▶ **Directions for this task**: Find the line with "Rebuild this chart" and the line with "grid_levels = [220, 195, 169, 144, 118, 93, 67]", then repeat both of them and every line in between exactly. Omit the pictures.

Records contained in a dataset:
+++
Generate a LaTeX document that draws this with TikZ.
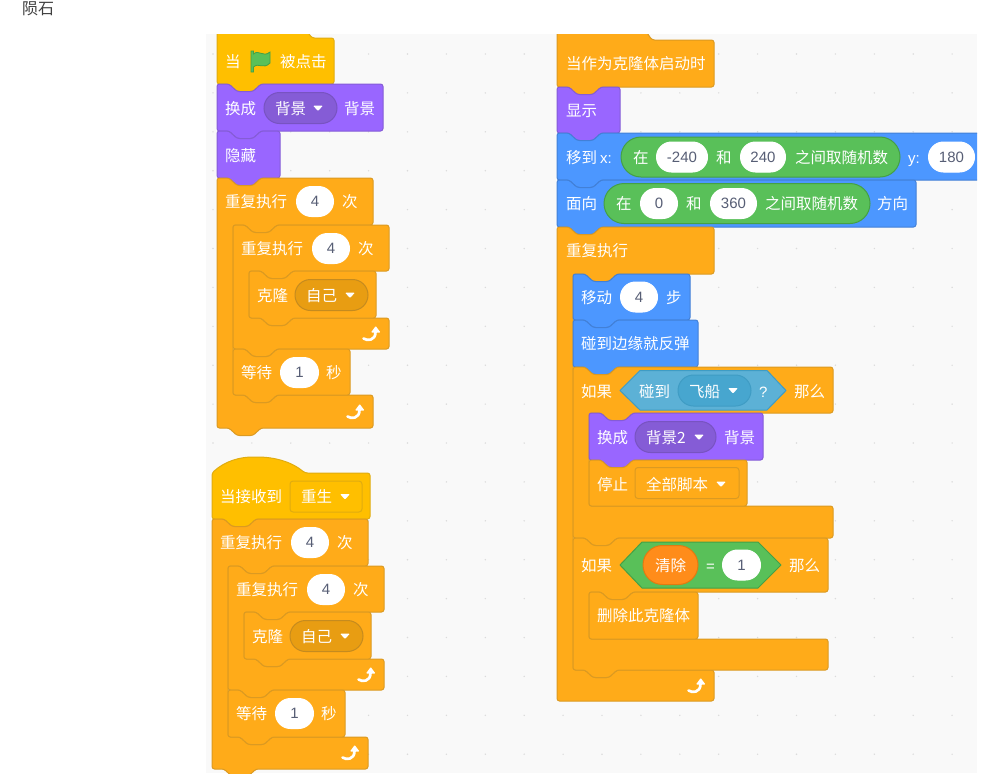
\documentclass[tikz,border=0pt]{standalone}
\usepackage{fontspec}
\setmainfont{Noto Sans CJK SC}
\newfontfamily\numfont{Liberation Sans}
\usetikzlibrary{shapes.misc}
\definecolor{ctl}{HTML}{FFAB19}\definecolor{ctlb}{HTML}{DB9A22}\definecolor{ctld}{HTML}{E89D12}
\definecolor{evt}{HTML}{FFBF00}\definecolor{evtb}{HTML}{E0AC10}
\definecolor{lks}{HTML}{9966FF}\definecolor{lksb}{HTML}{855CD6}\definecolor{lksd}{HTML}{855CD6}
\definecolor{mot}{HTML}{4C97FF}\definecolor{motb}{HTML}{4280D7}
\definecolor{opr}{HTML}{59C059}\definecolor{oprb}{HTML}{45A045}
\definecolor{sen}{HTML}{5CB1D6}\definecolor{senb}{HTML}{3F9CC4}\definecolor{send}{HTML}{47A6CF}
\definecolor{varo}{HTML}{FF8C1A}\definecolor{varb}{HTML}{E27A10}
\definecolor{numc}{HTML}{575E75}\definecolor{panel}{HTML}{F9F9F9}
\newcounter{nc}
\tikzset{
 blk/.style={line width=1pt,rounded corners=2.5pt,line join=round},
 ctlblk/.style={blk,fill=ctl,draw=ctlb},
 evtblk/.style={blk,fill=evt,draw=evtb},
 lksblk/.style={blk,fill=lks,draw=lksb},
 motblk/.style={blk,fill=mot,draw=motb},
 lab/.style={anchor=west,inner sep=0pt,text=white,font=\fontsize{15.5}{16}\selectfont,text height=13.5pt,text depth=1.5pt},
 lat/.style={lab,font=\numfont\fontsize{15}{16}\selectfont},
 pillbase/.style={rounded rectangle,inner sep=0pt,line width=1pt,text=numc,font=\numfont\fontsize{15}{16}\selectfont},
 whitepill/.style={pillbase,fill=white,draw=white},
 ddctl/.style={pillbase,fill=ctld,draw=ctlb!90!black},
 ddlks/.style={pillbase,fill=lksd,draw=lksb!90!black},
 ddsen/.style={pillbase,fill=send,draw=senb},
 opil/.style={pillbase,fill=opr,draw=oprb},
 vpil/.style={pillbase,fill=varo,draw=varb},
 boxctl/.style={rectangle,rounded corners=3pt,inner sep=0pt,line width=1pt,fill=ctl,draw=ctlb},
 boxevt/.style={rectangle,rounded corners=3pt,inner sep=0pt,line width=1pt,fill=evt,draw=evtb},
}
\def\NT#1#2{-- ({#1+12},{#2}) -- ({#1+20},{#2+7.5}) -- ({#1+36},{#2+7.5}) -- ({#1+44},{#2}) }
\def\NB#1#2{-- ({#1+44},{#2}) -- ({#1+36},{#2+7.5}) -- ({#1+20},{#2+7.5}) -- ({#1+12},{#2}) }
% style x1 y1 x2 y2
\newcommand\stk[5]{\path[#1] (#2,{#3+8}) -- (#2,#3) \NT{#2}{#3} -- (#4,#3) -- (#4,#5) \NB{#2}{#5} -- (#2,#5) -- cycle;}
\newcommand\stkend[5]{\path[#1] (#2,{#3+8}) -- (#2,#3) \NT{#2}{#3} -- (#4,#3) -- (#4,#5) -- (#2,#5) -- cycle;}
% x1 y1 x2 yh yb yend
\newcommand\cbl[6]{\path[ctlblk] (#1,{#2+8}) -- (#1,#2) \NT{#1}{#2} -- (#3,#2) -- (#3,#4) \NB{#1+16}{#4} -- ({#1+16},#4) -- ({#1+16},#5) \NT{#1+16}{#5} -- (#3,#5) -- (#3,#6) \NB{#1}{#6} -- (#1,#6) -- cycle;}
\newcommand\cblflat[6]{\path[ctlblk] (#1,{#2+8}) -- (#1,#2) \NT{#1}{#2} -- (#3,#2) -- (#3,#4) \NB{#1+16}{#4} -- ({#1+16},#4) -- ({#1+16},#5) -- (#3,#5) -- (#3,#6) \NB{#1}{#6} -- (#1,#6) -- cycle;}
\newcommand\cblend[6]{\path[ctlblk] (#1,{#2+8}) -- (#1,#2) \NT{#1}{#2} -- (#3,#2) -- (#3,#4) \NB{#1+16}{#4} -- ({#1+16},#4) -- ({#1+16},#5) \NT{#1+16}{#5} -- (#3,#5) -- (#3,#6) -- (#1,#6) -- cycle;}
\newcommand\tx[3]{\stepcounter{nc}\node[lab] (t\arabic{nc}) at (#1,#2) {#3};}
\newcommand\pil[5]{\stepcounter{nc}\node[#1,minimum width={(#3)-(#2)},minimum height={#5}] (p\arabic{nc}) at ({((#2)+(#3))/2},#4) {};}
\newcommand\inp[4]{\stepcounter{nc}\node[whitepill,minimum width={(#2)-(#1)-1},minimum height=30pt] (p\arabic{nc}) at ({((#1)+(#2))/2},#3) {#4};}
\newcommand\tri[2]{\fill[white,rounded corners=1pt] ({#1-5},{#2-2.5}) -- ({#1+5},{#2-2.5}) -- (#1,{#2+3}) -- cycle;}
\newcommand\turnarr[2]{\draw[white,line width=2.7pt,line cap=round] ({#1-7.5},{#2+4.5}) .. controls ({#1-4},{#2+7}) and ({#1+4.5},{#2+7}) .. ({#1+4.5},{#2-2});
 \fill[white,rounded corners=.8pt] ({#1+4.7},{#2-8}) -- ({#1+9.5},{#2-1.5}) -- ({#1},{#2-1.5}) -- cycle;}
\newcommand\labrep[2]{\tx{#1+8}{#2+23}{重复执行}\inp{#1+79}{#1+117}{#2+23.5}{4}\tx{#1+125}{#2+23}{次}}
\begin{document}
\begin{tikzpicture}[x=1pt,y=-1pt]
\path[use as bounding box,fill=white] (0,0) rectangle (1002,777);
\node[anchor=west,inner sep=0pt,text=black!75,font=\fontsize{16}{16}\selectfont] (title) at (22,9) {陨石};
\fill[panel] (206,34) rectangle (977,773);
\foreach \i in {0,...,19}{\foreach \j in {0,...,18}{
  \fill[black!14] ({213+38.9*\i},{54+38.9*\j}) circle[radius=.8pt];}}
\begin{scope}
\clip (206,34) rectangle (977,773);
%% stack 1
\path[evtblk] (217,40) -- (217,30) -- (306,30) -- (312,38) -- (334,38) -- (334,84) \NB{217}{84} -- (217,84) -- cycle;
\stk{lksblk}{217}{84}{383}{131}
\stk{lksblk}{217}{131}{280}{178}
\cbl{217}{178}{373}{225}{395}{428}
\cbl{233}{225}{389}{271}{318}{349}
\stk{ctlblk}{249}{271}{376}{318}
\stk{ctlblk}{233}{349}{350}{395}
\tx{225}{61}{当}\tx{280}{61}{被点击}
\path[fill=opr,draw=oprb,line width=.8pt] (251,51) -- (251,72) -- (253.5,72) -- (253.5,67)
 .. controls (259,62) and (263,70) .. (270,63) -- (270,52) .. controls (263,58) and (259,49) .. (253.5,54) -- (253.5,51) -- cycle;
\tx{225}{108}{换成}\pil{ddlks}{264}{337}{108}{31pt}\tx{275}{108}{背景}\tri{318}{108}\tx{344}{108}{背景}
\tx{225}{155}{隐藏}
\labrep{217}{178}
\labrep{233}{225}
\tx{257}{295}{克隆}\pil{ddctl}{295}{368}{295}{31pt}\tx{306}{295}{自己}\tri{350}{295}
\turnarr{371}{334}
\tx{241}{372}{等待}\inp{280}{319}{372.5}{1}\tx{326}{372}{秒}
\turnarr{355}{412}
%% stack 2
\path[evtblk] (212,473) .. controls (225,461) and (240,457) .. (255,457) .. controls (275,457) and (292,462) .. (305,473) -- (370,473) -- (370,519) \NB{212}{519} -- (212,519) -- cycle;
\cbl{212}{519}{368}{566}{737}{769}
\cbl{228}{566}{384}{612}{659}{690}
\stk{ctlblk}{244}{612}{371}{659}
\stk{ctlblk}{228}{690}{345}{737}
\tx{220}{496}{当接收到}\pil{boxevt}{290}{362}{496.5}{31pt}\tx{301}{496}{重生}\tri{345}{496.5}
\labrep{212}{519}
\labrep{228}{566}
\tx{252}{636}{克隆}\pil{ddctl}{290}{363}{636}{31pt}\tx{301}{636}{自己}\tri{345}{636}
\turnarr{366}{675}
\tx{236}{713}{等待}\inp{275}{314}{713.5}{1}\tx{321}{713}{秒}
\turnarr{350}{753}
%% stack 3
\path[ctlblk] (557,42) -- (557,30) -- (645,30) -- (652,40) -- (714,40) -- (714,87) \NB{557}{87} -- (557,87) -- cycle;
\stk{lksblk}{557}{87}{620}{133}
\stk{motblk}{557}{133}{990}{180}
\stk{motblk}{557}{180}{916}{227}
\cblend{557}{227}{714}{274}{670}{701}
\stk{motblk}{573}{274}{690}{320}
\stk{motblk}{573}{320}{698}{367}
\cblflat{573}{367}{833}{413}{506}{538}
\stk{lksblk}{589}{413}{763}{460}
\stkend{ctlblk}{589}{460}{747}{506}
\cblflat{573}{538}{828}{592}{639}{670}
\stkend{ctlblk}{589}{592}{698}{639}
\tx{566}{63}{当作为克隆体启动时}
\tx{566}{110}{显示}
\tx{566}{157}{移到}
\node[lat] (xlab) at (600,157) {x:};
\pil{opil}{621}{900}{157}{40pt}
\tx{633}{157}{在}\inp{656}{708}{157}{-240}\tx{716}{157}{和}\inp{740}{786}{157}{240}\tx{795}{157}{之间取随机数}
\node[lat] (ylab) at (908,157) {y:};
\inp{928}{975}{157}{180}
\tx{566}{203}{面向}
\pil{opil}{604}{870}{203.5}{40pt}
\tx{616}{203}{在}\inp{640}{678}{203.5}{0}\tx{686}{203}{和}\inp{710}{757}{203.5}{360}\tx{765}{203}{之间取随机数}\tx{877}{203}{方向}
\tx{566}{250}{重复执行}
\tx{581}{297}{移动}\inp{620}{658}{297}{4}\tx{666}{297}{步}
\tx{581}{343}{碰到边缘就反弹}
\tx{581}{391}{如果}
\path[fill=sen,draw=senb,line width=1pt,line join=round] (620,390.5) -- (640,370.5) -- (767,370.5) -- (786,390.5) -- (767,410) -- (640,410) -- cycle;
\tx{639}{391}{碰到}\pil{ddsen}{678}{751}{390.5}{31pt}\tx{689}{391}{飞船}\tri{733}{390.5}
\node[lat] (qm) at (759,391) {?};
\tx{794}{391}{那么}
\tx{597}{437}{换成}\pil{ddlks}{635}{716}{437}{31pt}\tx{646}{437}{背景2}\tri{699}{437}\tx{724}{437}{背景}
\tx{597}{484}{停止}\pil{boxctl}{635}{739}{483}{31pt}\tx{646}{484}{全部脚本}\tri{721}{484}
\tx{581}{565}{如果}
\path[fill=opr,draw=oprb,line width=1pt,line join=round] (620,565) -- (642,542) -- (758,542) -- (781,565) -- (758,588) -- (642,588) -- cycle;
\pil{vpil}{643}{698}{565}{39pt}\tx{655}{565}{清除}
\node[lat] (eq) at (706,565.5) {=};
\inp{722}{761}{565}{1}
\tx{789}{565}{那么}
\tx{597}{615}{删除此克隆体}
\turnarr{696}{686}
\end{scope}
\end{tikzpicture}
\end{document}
+++
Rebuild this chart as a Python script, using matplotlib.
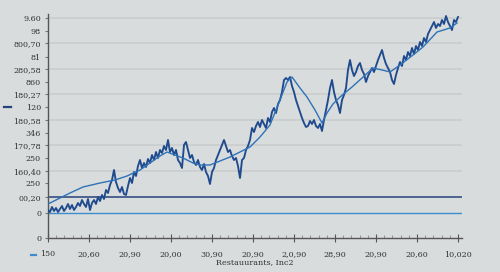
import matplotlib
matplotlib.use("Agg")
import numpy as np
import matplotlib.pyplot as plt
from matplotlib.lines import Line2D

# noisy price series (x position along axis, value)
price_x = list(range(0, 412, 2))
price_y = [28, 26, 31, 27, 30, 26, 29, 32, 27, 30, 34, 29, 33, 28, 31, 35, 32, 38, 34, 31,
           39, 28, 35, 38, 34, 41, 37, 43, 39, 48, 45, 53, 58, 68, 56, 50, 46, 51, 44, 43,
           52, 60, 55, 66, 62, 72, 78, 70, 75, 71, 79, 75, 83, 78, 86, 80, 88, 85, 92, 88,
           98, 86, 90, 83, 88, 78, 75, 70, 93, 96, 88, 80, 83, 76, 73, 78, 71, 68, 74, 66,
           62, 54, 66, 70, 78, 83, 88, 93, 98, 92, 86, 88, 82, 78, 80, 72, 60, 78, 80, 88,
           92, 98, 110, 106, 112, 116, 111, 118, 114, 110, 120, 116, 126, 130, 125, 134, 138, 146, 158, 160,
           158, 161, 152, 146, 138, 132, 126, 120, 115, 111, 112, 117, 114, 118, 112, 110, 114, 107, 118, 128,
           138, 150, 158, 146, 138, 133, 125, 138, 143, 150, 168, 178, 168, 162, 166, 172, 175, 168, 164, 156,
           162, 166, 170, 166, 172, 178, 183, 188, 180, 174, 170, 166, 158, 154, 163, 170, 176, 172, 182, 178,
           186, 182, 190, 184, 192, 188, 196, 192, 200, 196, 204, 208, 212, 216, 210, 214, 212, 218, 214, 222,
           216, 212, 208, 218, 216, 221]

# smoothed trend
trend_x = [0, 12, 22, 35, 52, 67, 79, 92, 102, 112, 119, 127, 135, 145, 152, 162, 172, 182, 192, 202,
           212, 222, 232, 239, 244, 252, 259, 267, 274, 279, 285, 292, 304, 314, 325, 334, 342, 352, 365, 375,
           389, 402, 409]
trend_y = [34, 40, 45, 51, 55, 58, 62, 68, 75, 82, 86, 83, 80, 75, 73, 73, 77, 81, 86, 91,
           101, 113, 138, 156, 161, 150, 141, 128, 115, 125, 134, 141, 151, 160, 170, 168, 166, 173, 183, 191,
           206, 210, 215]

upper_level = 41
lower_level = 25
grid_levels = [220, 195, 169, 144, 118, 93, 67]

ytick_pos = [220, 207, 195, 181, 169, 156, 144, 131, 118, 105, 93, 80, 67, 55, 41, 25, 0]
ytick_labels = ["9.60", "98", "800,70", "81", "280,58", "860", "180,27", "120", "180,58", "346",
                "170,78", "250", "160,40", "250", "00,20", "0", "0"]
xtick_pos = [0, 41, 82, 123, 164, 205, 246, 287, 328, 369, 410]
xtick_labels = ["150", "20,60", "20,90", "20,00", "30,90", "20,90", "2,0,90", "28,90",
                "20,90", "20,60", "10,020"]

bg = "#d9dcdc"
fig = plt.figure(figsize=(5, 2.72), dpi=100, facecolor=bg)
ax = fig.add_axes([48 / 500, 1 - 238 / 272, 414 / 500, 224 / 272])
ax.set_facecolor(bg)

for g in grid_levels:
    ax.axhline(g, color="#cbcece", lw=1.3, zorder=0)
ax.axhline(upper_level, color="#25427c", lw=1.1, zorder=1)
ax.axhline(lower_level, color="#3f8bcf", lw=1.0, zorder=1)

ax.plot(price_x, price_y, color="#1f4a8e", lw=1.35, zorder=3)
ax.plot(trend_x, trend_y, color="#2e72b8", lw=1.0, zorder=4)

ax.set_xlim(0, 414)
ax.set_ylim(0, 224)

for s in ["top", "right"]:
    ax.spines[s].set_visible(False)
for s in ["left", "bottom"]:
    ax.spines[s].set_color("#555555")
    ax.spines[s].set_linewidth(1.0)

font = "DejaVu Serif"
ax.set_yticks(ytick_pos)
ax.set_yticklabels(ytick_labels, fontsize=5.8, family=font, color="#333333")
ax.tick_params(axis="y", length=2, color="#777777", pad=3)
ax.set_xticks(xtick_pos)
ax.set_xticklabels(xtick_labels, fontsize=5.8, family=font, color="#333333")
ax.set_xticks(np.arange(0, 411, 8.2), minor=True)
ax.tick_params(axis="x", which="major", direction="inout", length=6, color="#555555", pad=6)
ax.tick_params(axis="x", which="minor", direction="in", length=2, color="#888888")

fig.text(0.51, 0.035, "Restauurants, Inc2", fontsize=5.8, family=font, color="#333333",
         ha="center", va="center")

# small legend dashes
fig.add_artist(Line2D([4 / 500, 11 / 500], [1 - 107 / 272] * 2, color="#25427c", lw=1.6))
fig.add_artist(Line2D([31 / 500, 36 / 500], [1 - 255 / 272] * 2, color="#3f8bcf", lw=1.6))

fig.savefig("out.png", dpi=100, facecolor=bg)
+++
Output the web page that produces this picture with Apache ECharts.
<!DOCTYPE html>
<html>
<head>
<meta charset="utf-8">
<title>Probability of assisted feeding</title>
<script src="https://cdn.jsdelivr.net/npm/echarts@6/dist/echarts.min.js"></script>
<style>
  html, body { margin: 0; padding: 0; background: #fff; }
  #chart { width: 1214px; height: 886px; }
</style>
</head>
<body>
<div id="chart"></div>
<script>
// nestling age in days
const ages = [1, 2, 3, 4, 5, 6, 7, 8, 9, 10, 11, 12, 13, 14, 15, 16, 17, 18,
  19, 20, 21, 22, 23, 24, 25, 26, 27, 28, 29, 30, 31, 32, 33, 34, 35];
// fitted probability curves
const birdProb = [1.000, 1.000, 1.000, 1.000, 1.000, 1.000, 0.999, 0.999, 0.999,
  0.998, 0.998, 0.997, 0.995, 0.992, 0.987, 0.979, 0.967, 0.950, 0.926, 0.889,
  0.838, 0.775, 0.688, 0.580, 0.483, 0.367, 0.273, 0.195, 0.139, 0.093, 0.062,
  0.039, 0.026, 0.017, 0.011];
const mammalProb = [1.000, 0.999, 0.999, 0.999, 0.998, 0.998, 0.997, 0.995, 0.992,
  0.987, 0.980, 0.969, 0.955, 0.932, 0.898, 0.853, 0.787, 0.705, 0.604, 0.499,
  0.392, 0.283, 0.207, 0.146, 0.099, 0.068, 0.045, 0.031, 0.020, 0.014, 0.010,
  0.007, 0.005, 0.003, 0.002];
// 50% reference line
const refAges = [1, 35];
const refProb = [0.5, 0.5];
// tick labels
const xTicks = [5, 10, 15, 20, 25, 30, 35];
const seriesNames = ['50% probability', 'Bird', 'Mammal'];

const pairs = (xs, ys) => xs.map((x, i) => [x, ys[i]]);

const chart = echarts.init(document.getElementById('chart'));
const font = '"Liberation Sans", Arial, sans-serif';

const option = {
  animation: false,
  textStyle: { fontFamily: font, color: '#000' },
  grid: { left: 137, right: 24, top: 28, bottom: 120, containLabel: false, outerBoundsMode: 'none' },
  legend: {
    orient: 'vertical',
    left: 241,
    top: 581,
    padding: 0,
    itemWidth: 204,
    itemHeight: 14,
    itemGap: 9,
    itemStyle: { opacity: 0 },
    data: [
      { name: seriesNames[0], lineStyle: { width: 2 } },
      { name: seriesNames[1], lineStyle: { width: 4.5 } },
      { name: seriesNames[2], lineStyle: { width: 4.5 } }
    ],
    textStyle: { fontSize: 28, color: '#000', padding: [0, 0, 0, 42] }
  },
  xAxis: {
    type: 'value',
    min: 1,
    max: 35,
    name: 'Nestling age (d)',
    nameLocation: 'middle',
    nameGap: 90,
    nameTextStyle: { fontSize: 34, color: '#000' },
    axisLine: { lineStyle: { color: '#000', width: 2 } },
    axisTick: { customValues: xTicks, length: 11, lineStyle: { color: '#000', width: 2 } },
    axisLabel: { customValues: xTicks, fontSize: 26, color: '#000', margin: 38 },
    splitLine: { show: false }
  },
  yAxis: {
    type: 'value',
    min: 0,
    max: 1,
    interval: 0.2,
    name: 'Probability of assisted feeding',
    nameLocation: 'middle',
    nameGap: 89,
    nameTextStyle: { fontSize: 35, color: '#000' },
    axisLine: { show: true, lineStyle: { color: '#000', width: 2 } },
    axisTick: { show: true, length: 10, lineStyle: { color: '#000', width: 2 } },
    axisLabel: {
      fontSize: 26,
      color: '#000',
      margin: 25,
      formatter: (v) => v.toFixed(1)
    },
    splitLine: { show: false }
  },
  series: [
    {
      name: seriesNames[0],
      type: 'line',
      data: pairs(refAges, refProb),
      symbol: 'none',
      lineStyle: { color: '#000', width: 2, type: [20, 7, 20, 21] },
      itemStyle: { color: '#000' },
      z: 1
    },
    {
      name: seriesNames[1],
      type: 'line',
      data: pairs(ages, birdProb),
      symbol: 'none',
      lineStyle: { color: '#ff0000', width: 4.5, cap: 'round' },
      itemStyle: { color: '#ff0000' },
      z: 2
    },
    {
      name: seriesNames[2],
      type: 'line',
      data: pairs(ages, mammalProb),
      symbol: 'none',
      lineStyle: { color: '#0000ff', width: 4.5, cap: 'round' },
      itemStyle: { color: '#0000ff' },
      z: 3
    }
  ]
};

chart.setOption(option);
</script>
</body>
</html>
+++
▶ **Full answer**:
Rebuild this chart as a Python script, using matplotlib.
import matplotlib
matplotlib.use("Agg")
import numpy as np
import matplotlib.pyplot as plt
from matplotlib.lines import Line2D

# noisy price series (x position along axis, value)
price_x = list(range(0, 412, 2))
price_y = [28, 26, 31, 27, 30, 26, 29, 32, 27, 30, 34, 29, 33, 28, 31, 35, 32, 38, 34, 31,
           39, 28, 35, 38, 34, 41, 37, 43, 39, 48, 45, 53, 58, 68, 56, 50, 46, 51, 44, 43,
           52, 60, 55, 66, 62, 72, 78, 70, 75, 71, 79, 75, 83, 78, 86, 80, 88, 85, 92, 88,
           98, 86, 90, 83, 88, 78, 75, 70, 93, 96, 88, 80, 83, 76, 73, 78, 71, 68, 74, 66,
           62, 54, 66, 70, 78, 83, 88, 93, 98, 92, 86, 88, 82, 78, 80, 72, 60, 78, 80, 88,
           92, 98, 110, 106, 112, 116, 111, 118, 114, 110, 120, 116, 126, 130, 125, 134, 138, 146, 158, 160,
           158, 161, 152, 146, 138, 132, 126, 120, 115, 111, 112, 117, 114, 118, 112, 110, 114, 107, 118, 128,
           138, 150, 158, 146, 138, 133, 125, 138, 143, 150, 168, 178, 168, 162, 166, 172, 175, 168, 164, 156,
           162, 166, 170, 166, 172, 178, 183, 188, 180, 174, 170, 166, 158, 154, 163, 170, 176, 172, 182, 178,
           186, 182, 190, 184, 192, 188, 196, 192, 200, 196, 204, 208, 212, 216, 210, 214, 212, 218, 214, 222,
           216, 212, 208, 218, 216, 221]

# smoothed trend
trend_x = [0, 12, 22, 35, 52, 67, 79, 92, 102, 112, 119, 127, 135, 145, 152, 162, 172, 182, 192, 202,
           212, 222, 232, 239, 244, 252, 259, 267, 274, 279, 285, 292, 304, 314, 325, 334, 342, 352, 365, 375,
           389, 402, 409]
trend_y = [34, 40, 45, 51, 55, 58, 62, 68, 75, 82, 86, 83, 80, 75, 73, 73, 77, 81, 86, 91,
           101, 113, 138, 156, 161, 150, 141, 128, 115, 125, 134, 141, 151, 160, 170, 168, 166, 173, 183, 191,
           206, 210, 215]

upper_level = 41
lower_level = 25
grid_levels = [220, 195, 169, 144, 118, 93, 67]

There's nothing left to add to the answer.